**Problem:**
Omit all images, then repeat exactly the lines below from the one containing "Emit a component" through the one containing "import * as", both ends included.

(Rows from a dataset of charts and code)
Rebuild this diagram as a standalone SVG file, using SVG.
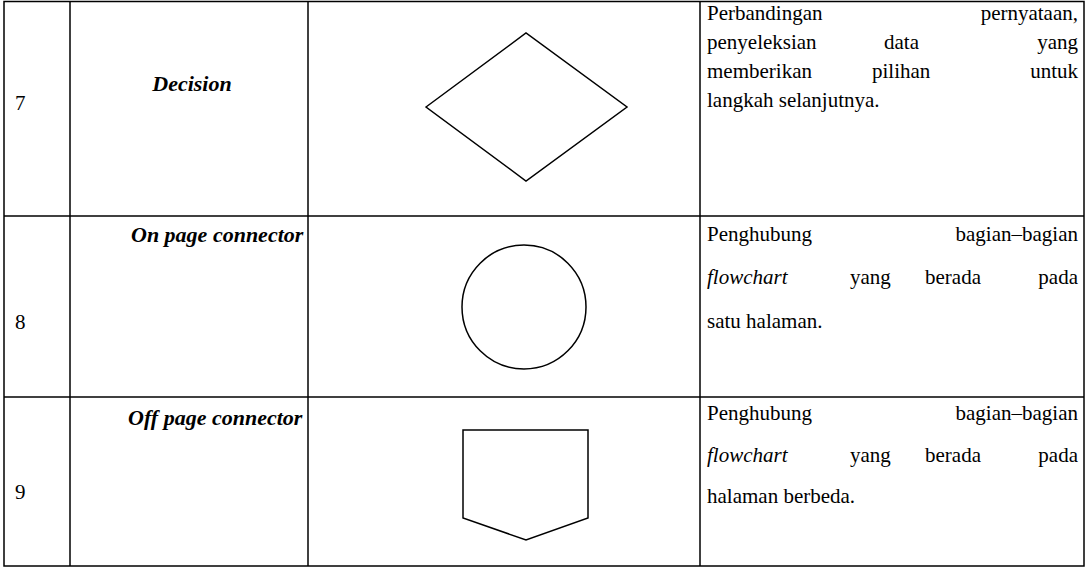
<svg xmlns="http://www.w3.org/2000/svg" width="1089" height="568" viewBox="0 0 1089 568">
<style>
.ln{stroke:#000;stroke-width:1.5;fill:none}
.sh{stroke:#000;stroke-width:1.5;fill:#fff}
.t{font-family:"Liberation Serif","Times New Roman",serif;font-size:21px;fill:#000}
.b{font-weight:bold;font-style:italic;font-size:22px}
.i{font-style:italic}
.e{text-anchor:end}
.m{text-anchor:middle}
</style>
<rect width="1089" height="568" fill="#fff"/>
<g id="grid">
<rect class="ln" x="4" y="1.5" width="1080" height="564.5"/>
<line class="ln" x1="70" y1="1.5" x2="70" y2="566"/>
<line class="ln" x1="308" y1="1.5" x2="308" y2="566"/>
<line class="ln" x1="700" y1="1.5" x2="700" y2="566"/>
<line class="ln" x1="4" y1="216" x2="1084" y2="216"/>
<line class="ln" x1="4" y1="397" x2="1084" y2="397"/>
</g>
<g id="row7">
<text class="t" x="15" y="110">7</text>
<text class="t b m" x="192" y="91">Decision</text>
<polygon id="decision" class="sh" points="426,107 526,33 627,107 526,181"/>
<text class="t" x="707" y="20">Perbandingan</text>
<text class="t e" x="1078" y="20">pernyataan,</text>
<text class="t" x="707" y="49">penyeleksian</text>
<text class="t" x="884" y="49">data</text>
<text class="t e" x="1078" y="49">yang</text>
<text class="t" x="707" y="78">memberikan</text>
<text class="t" x="872" y="78">pilihan</text>
<text class="t e" x="1078" y="78">untuk</text>
<text class="t" x="707" y="107">langkah selanjutnya.</text>
</g>
<g id="row8">
<text class="t" x="15" y="329">8</text>
<text class="t b" x="131" y="242">On page connector</text>
<circle id="connector" class="sh" cx="524" cy="307" r="62"/>
<text class="t" x="707" y="241">Penghubung</text>
<text class="t e" x="1078" y="241">bagian–bagian</text>
<text class="t i" x="707" y="284">flowchart</text>
<text class="t" x="850" y="284">yang</text>
<text class="t" x="925" y="284">berada</text>
<text class="t e" x="1078" y="284">pada</text>
<text class="t" x="707" y="328">satu halaman.</text>
</g>
<g id="row9">
<text class="t" x="15" y="499">9</text>
<text class="t b" x="128" y="425">Off page connector</text>
<polygon id="offpage" class="sh" points="463,430 588,430 588,518 526,540 463,518"/>
<text class="t" x="707" y="420">Penghubung</text>
<text class="t e" x="1078" y="420">bagian–bagian</text>
<text class="t i" x="707" y="462">flowchart</text>
<text class="t" x="850" y="462">yang</text>
<text class="t" x="925" y="462">berada</text>
<text class="t e" x="1078" y="462">pada</text>
<text class="t" x="707" y="503">halaman berbeda.</text>
</g>
</svg>
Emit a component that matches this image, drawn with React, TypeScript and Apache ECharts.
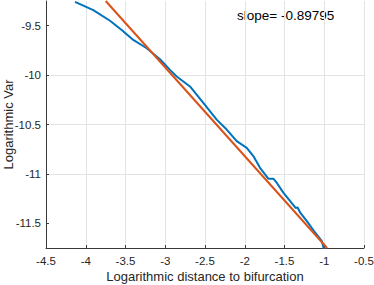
import React, { useEffect, useRef } from "react";
import * as echarts from "echarts";

// Empirical data (log distance to bifurcation vs log variance)
const dataX = [-4.135, -3.905, -3.695, -3.548, -3.402, -3.233, -3.066, -2.94, -2.856, -2.689, -2.521, -2.353, -2.227, -2.101, -1.975, -1.892, -1.808, -1.704, -1.641, -1.598, -1.515, -1.36, -1.335, -1.3, -1.221, -1.116, -1.032, -1.005];
const dataY = [-9.258, -9.342, -9.45, -9.543, -9.644, -9.728, -9.839, -9.947, -10.014, -10.115, -10.282, -10.451, -10.551, -10.669, -10.736, -10.82, -10.938, -11.048, -11.048, -11.089, -11.19, -11.345, -11.34, -11.395, -11.476, -11.593, -11.677, -11.76];

// Fitted line endpoints
const fitX = [-3.749, -0.964];
const fitY = [-9.25, -11.75];

const yTicks = [-11.5, -11, -10.5, -10, -9.5];
const slopeLabel = "slope= -0.89795";
const xTitle = "Logarithmic distance to bifurcation";
const yTitle = "Logarithmic Var";

const FONT = "'Liberation Sans', Arial, Helvetica, sans-serif";
const TXT = "#262626";

export default function App() {
  const ref = useRef<HTMLDivElement>(null);
  useEffect(() => {
    if (!ref.current) return;
    const chart = echarts.init(ref.current, undefined, { renderer: "svg" });
    chart.setOption({
      animation: false,
      backgroundColor: "#ffffff",
      grid: { left: 46, right: 10, top: 1, bottom: 37, containLabel: false, outerBoundsMode: "none" },
      xAxis: {
        type: "value",
        min: -4.5,
        max: -0.5,
        interval: 0.5,
        name: xTitle,
        nameLocation: "middle",
        nameGap: 22,
        nameMoveOverlap: false,
        nameTextStyle: { fontFamily: FONT, fontSize: 13, color: TXT },
        axisLine: { show: true, onZero: false, lineStyle: { color: "#3a3a3a", width: 1 } },
        axisTick: { show: true, inside: true, length: 3, lineStyle: { color: "#3a3a3a" } },
        axisLabel: { fontFamily: FONT, fontSize: 11.5, color: TXT, margin: 7 },
        splitLine: { show: true, showMinLine: false, showMaxLine: true, lineStyle: { color: "#e3e3e3", width: 1 } },
      },
      yAxis: {
        type: "value",
        min: -11.75,
        max: -9.25,
        name: yTitle,
        nameLocation: "middle",
        nameGap: 31,
        nameRotate: 90,
        nameMoveOverlap: false,
        nameTextStyle: { fontFamily: FONT, fontSize: 13, color: TXT },
        axisLine: { show: true, onZero: false, lineStyle: { color: "#3a3a3a", width: 1 } },
        axisTick: { show: true, inside: true, length: 3, customValues: yTicks, lineStyle: { color: "#3a3a3a" } },
        axisLabel: { fontFamily: FONT, fontSize: 11.5, color: TXT, margin: 5, customValues: yTicks },
        splitLine: { show: true, showMinLine: false, showMaxLine: false, lineStyle: { color: "#e3e3e3", width: 1 } },
      },
      graphic: [
        {
          type: "text",
          left: 237,
          top: 8,
          style: { text: slopeLabel, fontFamily: FONT, fontSize: 13.5, fill: "#000000" },
        },
      ],
      series: [
        {
          type: "line",
          data: dataX.map((x, i) => [x, dataY[i]]),
          showSymbol: false,
          symbol: "none",
          lineStyle: { color: "#0072BD", width: 2 },
          clip: true,
          z: 2,
        },
        {
          type: "line",
          data: fitX.map((x, i) => [x, fitY[i]]),
          showSymbol: false,
          symbol: "none",
          lineStyle: { color: "#D95319", width: 2 },
          clip: true,
          z: 3,
        },
      ],
    });
    return () => chart.dispose();
  }, []);
  return (
    <div
      ref={ref}
      style={{ position: "fixed", left: 0, top: 0, width: 374, height: 285 }}
    />
  );
}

**Final answer:**
Emit a component that matches this image, drawn with React, TypeScript and Apache ECharts.
import React, { useEffect, useRef } from "react";
import * as echarts from "echarts";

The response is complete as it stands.